Unfortunately, Preston's attempt at damage control is not working. Just read some of these comments posted on Amazon in the review section for Preston’s new novel:
• "Dear Mr. Preston, I was so looking forward to reading your new book, Impact but couldn't have been more disappointed to learn that the kindle release has been delayed... so that you can sell more hardcover books. Then I read your comments on the American consumer."

• "This is just another mediocre novel written by a production author with more interest in padding his pocket book then producing a quality product. Truly a waste of time and money... delete this book from your list."

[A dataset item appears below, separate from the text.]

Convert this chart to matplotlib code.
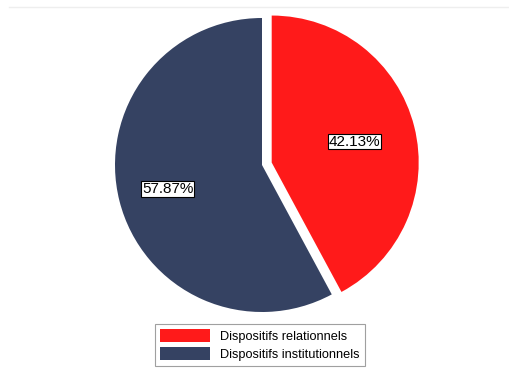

• "This is a substandard product done by a greedy man. It reminds me of the greedy bankers that pay themselves bonuses after someone bails them out of the mess they made. This is the greed factor. The fiction produced by the bankers was actually superior to Mr. Preston's."

• "I agree there is a sense of entitlement in this country, but there is also a sense of greed from writers and publishers. I won't be buying your books again."

• "This author has no sense of how mass consumer mentality can make or break a product. I have been an avid e-book reader but i only purchased books which cost 9.99 or less. I either buy a book at this price or totally opt out. Authors should evolve into this new model or will soon become extinct. Power to the Readers !!!!"
Keep up the good work, Hoss!


Joost Schuur said...

It's worth pointing out that Impact is currently available for $8.87 on the Kindle, although it won't ship until May 4th.

The price is slated to go up after that.

Anonymous said...

Everybody wants to make a buck. I can't blame them for that. Everybody wants to save a buck. I can't blame them for that as well. There is something to Preston's comments, the American consumer, often times, wants something for virtually nothing. Never have we had so much available for so little, and yet, we still want even more for less. Business wants the big buck, authors want the big buck and yes, the consumer is greedy in his own way as well.

Paul said...

Joost: Thanks for the specifics.

Anonymous: I agree, but Preston could have been more tactful in making his comments. Preston's notion of "entitlement" runs deep in our society. I wonder if he thinks the government should abolish its entitlement programs, or private foundations should stop awarding grants, or charities should cease their activities because "consumers" should be expected to "pay the real price of something.”

Pembroke said...

I find it amusing that Preston doesn't want his book to be available electronically. In my experience, royalties from ebooks are higher than for traditional paperbacks because the publisher doesn't have to front the cost to produce it. I think there is a lot of misconceptions about ebooks.